Though his father runs a clothing workshop and only owns a personal social media account with a small number of friends and family, he is being investigated for the misuse of social media, spreading false news and joining a banned organization, according to Ahmed Ziada.
“My father has never participated in any partisan or political work,” he said.
Authorities nevertheless arrested Ziada on August 22, according to lawyer Mamdouh Gamal, who said Ahmed’s sister saw security forces dressed in civilian clothes exit two microbuses and arrest her father.
“He’s a 65-year-old man who suffers from chronic illnesses in the bones, especially his feet. He cannot bear detention,” said Gamal.
According to his family, who spoke with the Swiss-based human rights association Committee for Justice, Ziada was questioned by the National Security Agency about “his journalist son’s activities.”
Ahmed Gamal Ziada has undergone detention and other security restrictions as well in relation to his politics and his writing. He was arrested in 2013 while covering clashes between Al-Azhar University students and security forces and was held in remand pending investigation for over 500 days — long beyond the legal limit on the duration of detention without trial for the most serious charges. He was acquitted in April 2015.
Ahmed was arrested again at Cairo International Airport after returning from Tunisia in 2019 and was questioned on “spreading false news” charges before the prosecution released him on LE10,000 bail in the same year. He subsequently traveled to Belgium to study international relations and political science at the Vrije Universiteit Brussel.

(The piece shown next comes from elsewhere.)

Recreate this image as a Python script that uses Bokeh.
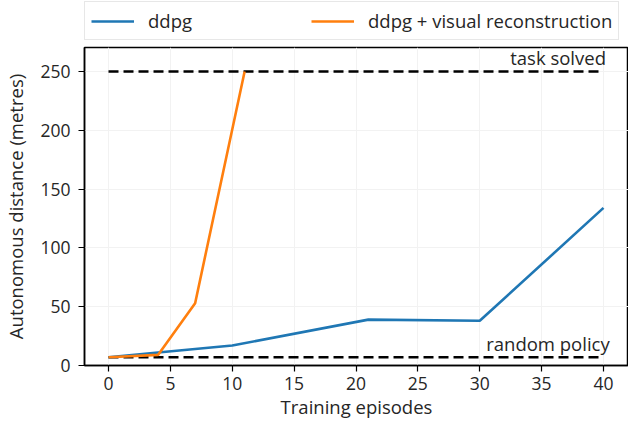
from bokeh.plotting import figure
from bokeh.layouts import column
from bokeh.models import Legend, LegendItem, Range1d, FixedTicker
from bokeh.core.properties import value
from bokeh.embed import file_html
from bokeh.resources import INLINE

# data
ddpg_x = [0, 4, 10, 21, 30, 40]
ddpg_y = [7, 11, 17, 39, 38, 134]
vis_x = [0, 4, 7, 11]
vis_y = [7, 9, 53, 250]
ref_x = [0, 40]
task_solved = [250, 250]
random_policy = [7, 7]
x_ticks = [0, 5, 10, 15, 20, 25, 30, 35, 40]
y_ticks = [0, 50, 100, 150, 200, 250]
series_names = ["ddpg", "ddpg + visual reconstruction"]

FONT = "Open Sans"
BLUE = "#1f77b4"
ORANGE = "#ff7f0e"
TXT = "#262626"

p = figure(width=628, height=378, output_backend="svg", toolbar_location=None,
           x_range=Range1d(-1.94, 42.02), y_range=Range1d(0, 270.4),
           min_border_left=83, min_border_right=0, min_border_top=1, min_border_bottom=59)

p.outline_line_color = "black"
p.outline_line_width = 1.5
p.xgrid.grid_line_color = "#f2f2f2"
p.ygrid.grid_line_color = "#f2f2f2"
p.xaxis.ticker = FixedTicker(ticks=x_ticks)
p.yaxis.ticker = FixedTicker(ticks=y_ticks)
p.xgrid.ticker = FixedTicker(ticks=x_ticks)
p.ygrid.ticker = FixedTicker(ticks=y_ticks)
for ax in (p.xaxis[0], p.yaxis[0]):
    ax.axis_line_color = "black"
    ax.axis_line_width = 1.5
    ax.major_tick_line_color = "black"
    ax.major_tick_line_width = 1.2
    ax.major_tick_out = 6
    ax.major_tick_in = 0
    ax.minor_tick_line_color = None
    ax.major_label_text_font = FONT
    ax.major_label_text_font_size = "17.5px"
    ax.major_label_text_color = TXT
    ax.axis_label_text_font = FONT
    ax.axis_label_text_font_size = "18.5px"
    ax.axis_label_text_font_style = "normal"
    ax.axis_label_text_color = TXT
p.xaxis.axis_label = "Training episodes"
p.yaxis.axis_label = "Autonomous distance (metres)"
p.xaxis.major_label_standoff = 5
p.yaxis.major_label_standoff = 8
p.xaxis.axis_label_standoff = 1
p.yaxis.axis_label_standoff = 9

p.line(ref_x, task_solved, line_color="black", line_width=2.6, line_dash="10 5")
p.line(ref_x, random_policy, line_color="black", line_width=2.6, line_dash="10 5")
p.line(ddpg_x, ddpg_y, line_color=BLUE, line_width=2.6)
p.line(vis_x, vis_y, line_color=ORANGE, line_width=2.6)

p.text(x=[40.2], y=[250], text=["task solved"], text_align="right", text_baseline="bottom",
       y_offset=-1, text_font=value(FONT), text_font_size="18.5px", text_color=TXT)
p.text(x=[40.5], y=[7], text=["random policy"], text_align="right", text_baseline="bottom",
       y_offset=-1, text_font=value(FONT), text_font_size="18.5px", text_color=TXT)

# legend strip above the axes (its series lie outside this strip's ranges, only the legend shows)
lg = figure(width=628, height=46, output_backend="svg", toolbar_location=None,
            x_range=Range1d(0, 1), y_range=Range1d(0, 1), x_axis_type=None, y_axis_type=None,
            min_border_left=0, min_border_right=0, min_border_top=0, min_border_bottom=0)
lg.outline_line_color = None
lg.grid.visible = False
k1 = lg.line(ddpg_x, ddpg_y, line_color=BLUE, line_width=2.6)
k2 = lg.line(vis_x, vis_y, line_color=ORANGE, line_width=2.6)
legend = Legend(items=[LegendItem(label=series_names[0], renderers=[k1]),
                       LegendItem(label=series_names[1], renderers=[k2])],
                orientation="horizontal", location=(0, 6),
                glyph_width=43, glyph_height=22, label_height=22, label_standoff=14,
                label_width=153, spacing=10, padding=6, margin=0,
                label_text_font=FONT, label_text_font_size="18.5px", label_text_color=TXT,
                border_line_color="#d0d0d0", border_line_width=1, background_fill_alpha=1)
lg.add_layout(legend, "center")

layout = column(lg, p, spacing=0)
open("out.html", "w").write(file_html(layout, INLINE))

A number of instances in which security authorities have targeted the families of activists based abroad have been documented since August 2020.“Authorities try to intimidate critics with unlawful home raids, arbitrary arrests, enforced disappearances and prolonged detention of family members without trial or charges,” said Human Rights Watch in February 2021, noting security harassment faced by the families of US-based activist Mohamed Soltan, Germany-based academic Taqadum al-Khatib, UK-based activist Mona al-Shazly, and Turkey-based opposition TV presenter Hesham Abdallah, among others.